RE:"Embedded processors are measured at 125C, AMD uses 95C, so how does Intel get off testing at 72C?"

So you are saying the P4 would fail if tested at 95C?
So the P4 has to run cooler? Why is this a problem if Intel can get the desired Mhz out of a chip tested at 72C?

Jim



To: Scumbria who wrote (127517)2/16/2001 12:59:14 PM
From: Ali Chen  Read Replies (2) | Respond to of 186894
 
"so how does Intel get off testing at 72C?"
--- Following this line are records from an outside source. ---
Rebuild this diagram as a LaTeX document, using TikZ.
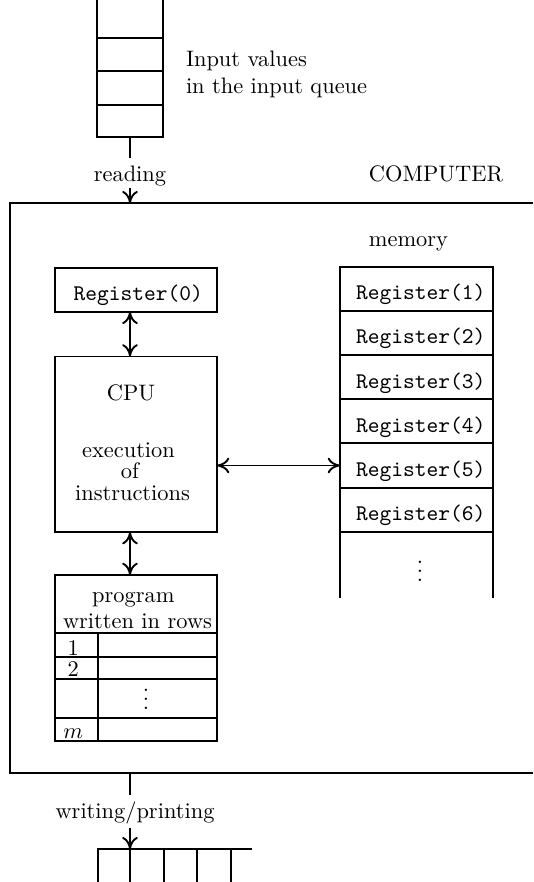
\documentclass[tikz,border=0pt]{standalone}
\usetikzlibrary{arrows.meta}
\def\pu{0.44643pt}
\def\mydots{\vbox{\baselineskip4pt\lineskiplimit0pt\hbox{.}\hbox{.}\hbox{.}}}
\begin{document}
\begin{tikzpicture}[x=0.44643pt,y=-0.44643pt,
  every node/.style={inner sep=0pt,outer sep=0pt},
  lw/.style={line width=0.85pt},
  box/.style={draw,line width=0.85pt},
  regtext/.style={font=\ttfamily,text height=10pt,text depth=0.2pt},
  cell/.style={box,regtext,minimum width=153.3*\pu,minimum height=44.17*\pu,execute at begin node={\hspace*{3.6pt}}},
  arr/.style={lw,-{To[length=5.5pt,width=7pt]}},
  darr/.style={lw,{To[length=5.5pt,width=7pt]}-{To[length=5.5pt,width=7pt]}}]
\useasboundingbox (0,0) rectangle (533,882);

% input queue
\draw[lw] (97.3,0) -- (97.3,137.3) -- (163.3,137.3) -- (163.3,0);
\foreach \y in {37.7,71,105} \draw[lw] (97.3,\y) -- (163.3,\y);
\coordinate (qbot) at (130,137.3);
\coordinate (qstem) at (130,158.3);
\draw[lw] (qbot) -- (qstem);
\node[anchor=base] (reading) at (130,181.7) {reading};
\coordinate (rstart) at (130,188);
\coordinate (ctop) at (130,203.3);
\draw[arr] (rstart) -- (ctop);

\node[anchor=base west] (in1) at (186,66) {Input values};
\node[anchor=base west] (in2) at (186,93.3) {in the input queue};
\node[anchor=base] (comp) at (436,181) {COMPUTER};

% computer frame
\coordinate (c1) at (533,203.3);
\coordinate (c2) at (10,203.3);
\coordinate (c3) at (10,773.3);
\coordinate (c4) at (533,773.3);
\draw[lw] (c1) -- (c2) -- (c3) -- (c4);

% memory
\node[anchor=base] (mem) at (408.5,246.7) {memory};
\foreach \i in {1,...,6}
  \node[cell] (r\i) at (416.65,{266.7+44.17*(\i-0.5)}) {Register(\i)};
\draw[lw] (r6.south west) -- ++(0,66.3);
\draw[lw] (r6.south east) -- ++(0,66.3);
\node[anchor=base] (mdots) at (420,581) {\mydots};

% register 0 and CPU
\node[box,regtext,minimum width=162*\pu,minimum height=43.5*\pu,execute at begin node={\hspace*{2pt}}] (r0) at (136,290) {Register(0)};
\node[box,minimum width=162*\pu,minimum height=175.5*\pu] (cpu) at (136,444.25) {};
\node[anchor=base] (cpu1) at (131,400) {CPU};
\node[anchor=base] (cpu2) at (128.5,457) {execution};
\node[anchor=base] (cpu3) at (130,478) {of};
\node[anchor=base] (cpu4) at (132.5,500) {instructions};

% program
\node[box,minimum width=162.3*\pu,minimum height=165.7*\pu] (prog) at (136.15,657.85) {};
\node[anchor=base] (p1) at (133.3,602) {program};
\node[anchor=base] (p2) at (137.5,628) {written in rows};
\foreach \y in {633.3,656.7,679.3,718.3} \draw[lw] (prog.west |- 0,\y) -- (prog.east |- 0,\y);
\draw[lw] (98.3,633.3) -- (98.3,740.7);
\node[anchor=base] (n1) at (73.3,655) {1};
\node[anchor=base] (n2) at (73.3,676) {2};
\node[anchor=base] (nm) at (73.3,738) {$m$};
\node[anchor=base] (pdots) at (146,709) {\mydots};

% axis and arrows
\coordinate (axis) at (130,0);
\draw[darr] (r0.south -| axis) -- (cpu.north -| axis);
\draw[darr] (cpu.south -| axis) -- (prog.north -| axis);
\draw[darr] (cpu.east |- r5.west) -- (r5.west);

% output
\coordinate (cbot) at (130,773.3);
\coordinate (ostem) at (130,795);
\draw[lw] (cbot) -- (ostem);
\node[anchor=base] (writing) at (135,818) {writing/printing};
\coordinate (wstart) at (130,828);
\coordinate (oq) at (130,849.3);
\draw[arr] (wstart) -- (oq);
\draw[lw] (98.3,882) -- (98.3,849.3) -- (251.7,849.3);
\foreach \x in {130,164,196.7,230.7} \draw[lw] (\x,849.3) -- (\x,882);
\end{tikzpicture}
\end{document}
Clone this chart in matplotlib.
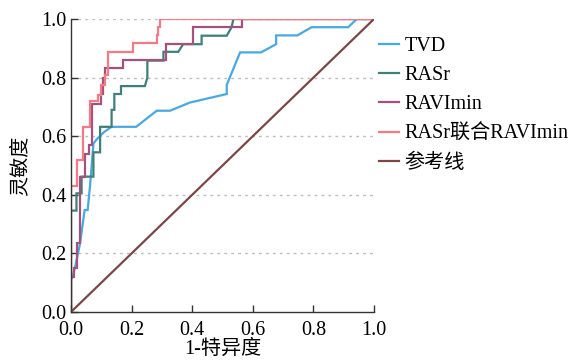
import matplotlib
matplotlib.use("Agg")
import matplotlib.pyplot as plt

plt.rcParams['font.family'] = ['Liberation Serif', 'Noto Sans CJK SC', 'DejaVu Sans']

# TVD
tvd_fpr = [0, 0, 0.005, 0.015, 0.03, 0.045, 0.055, 0.063, 0.074, 0.087, 0.11, 0.134, 0.215, 0.283, 0.327, 0.393,
           0.514, 0.514, 0.558, 0.627, 0.677, 0.677, 0.747, 0.794, 0.915, 0.943, 1.0]
tvd_tpr = [0, 0.11, 0.12, 0.16, 0.235, 0.348, 0.348, 0.433, 0.575, 0.592, 0.615, 0.632, 0.632, 0.687, 0.687, 0.715,
           0.744, 0.775, 0.886, 0.886, 0.914, 0.944, 0.944, 0.972, 0.972, 1.0, 1.0]

# RASr
rasr_fpr = [0, 0, 0.018, 0.018, 0.035, 0.035, 0.074, 0.074, 0.096, 0.096, 0.134, 0.134, 0.143, 0.143, 0.165,
            0.165, 0.244, 0.252, 0.252, 0.305, 0.305, 0.354, 0.37, 0.431, 0.431, 0.514, 0.53, 0.536, 1.0]
rasr_tpr = [0, 0.346, 0.346, 0.405, 0.405, 0.462, 0.462, 0.545, 0.545, 0.632, 0.632, 0.69, 0.69, 0.744, 0.744,
            0.771, 0.771, 0.80, 0.858, 0.858, 0.888, 0.888, 0.914, 0.914, 0.943, 0.943, 0.972, 1.0, 1.0]

# RAVImin
ravi_fpr = [0, 0, 0.01, 0.01, 0.02, 0.02, 0.03, 0.03, 0.045, 0.045, 0.06, 0.06, 0.07, 0.07, 0.1, 0.1, 0.105,
            0.105, 0.113, 0.113, 0.173, 0.173, 0.313, 0.313, 0.404, 0.404, 0.565, 0.565, 1.0]
ravi_tpr = [0, 0.12, 0.12, 0.15, 0.15, 0.235, 0.235, 0.46, 0.46, 0.54, 0.54, 0.57, 0.57, 0.71, 0.71, 0.745,
            0.745, 0.80, 0.80, 0.834, 0.834, 0.86, 0.86, 0.914, 0.914, 0.972, 0.972, 1.0, 1.0]

# RASr联合RAVImin
comb_fpr = [0, 0, 0.02, 0.02, 0.04, 0.04, 0.063, 0.063, 0.09, 0.09, 0.099, 0.099, 0.112, 0.112, 0.123, 0.123,
            0.204, 0.204, 0.283, 0.283, 0.287, 0.287, 0.294, 0.294, 1.0]
comb_tpr = [0, 0.43, 0.43, 0.52, 0.52, 0.63, 0.63, 0.72, 0.72, 0.74, 0.74, 0.775, 0.775, 0.81, 0.81, 0.886,
            0.886, 0.917, 0.917, 0.945, 0.945, 0.974, 0.974, 1.0, 1.0]

ref_x = [0, 1]
ref_y = [0, 1]

labels = ['TVD', 'RASr', 'RAVImin', 'RASr联合RAVImin', '参考线']
colors = ['#4aa8e0', '#3f7f78', '#a3527f', '#f27b86', '#7b4648']
xticks = [0.0, 0.2, 0.4, 0.6, 0.8, 1.0]
yticks = [0.0, 0.2, 0.4, 0.6, 0.8, 1.0]

FS = 14.5

fig = plt.figure(figsize=(5.8, 3.63), dpi=100)
ax = fig.add_axes([71/580, 51/363, 303/580, 293/363])

for yv in yticks[1:]:
    ax.axhline(yv, color='#bdbdbd', lw=1.0, ls=(0, (2, 3)), zorder=0)

series = [(tvd_fpr, tvd_tpr), (rasr_fpr, rasr_tpr), (ravi_fpr, ravi_tpr), (comb_fpr, comb_tpr), (ref_x, ref_y)]
for (xs, ys), lab, c in zip(series, labels, colors):
    ax.plot(xs, ys, color=c, lw=1.6, label=lab, solid_joinstyle='miter')

ax.set_xlim(0, 1)
ax.set_ylim(0, 1)
ax.set_xticks(xticks)
ax.set_yticks(yticks)
ax.set_xticklabels([f'{v:.1f}' for v in xticks])
ax.set_yticklabels([f'{v:.1f}' for v in yticks])
ax.tick_params(direction='in', length=5, width=1.0, color='#333333', labelsize=FS)
ax.tick_params(axis='x', pad=6.5)
ax.tick_params(axis='y', pad=3)
for s in ['top', 'right']:
    ax.spines[s].set_visible(False)
for s in ['left', 'bottom']:
    ax.spines[s].set_color('#333333')
    ax.spines[s].set_linewidth(1.0)

ax.set_xlabel('1-特异度', fontsize=FS, labelpad=0)
ax.set_ylabel('灵敏度', fontsize=FS, labelpad=8)

fig.legend(loc='upper left', bbox_to_anchor=(371/580, 1 - 29/363), frameon=False, fontsize=FS,
           handlelength=1.0, handletextpad=0.25, labelspacing=0.5, borderaxespad=0)

fig.savefig('out.png', dpi=100)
Intel incorporates a thermal sensor that stops the
internal clock for 50% of the time if the die
temperature exceeds some point:

ftp://download.intel.com/design/Pentium4/guides/24920301.pdfSee pp.23-24

So, it works in two ways:

A) the P4 operates at effectively half of the specified
frequency when doing real job;

B) by using really enormous cooler.

Regards,
- Ali



To: Scumbria who wrote (127517)2/17/2001 2:11:36 PM
From: Paul Engel  Read Replies (1) | Respond to of 186894
 
SCUMbria - re: "AMD uses 95C, so how does Intel get off testing at 72C?"

What temperature did AMD spec the K6 and K6-2 to operate at?

Remember - their standard SPEC was a case temperature of 0 - 70C - until they hit 400 MHz - when the DROPPED it to 0 - 60 C?

Please re-post your cries of AMD playing FOUL when they pulled off those tricks.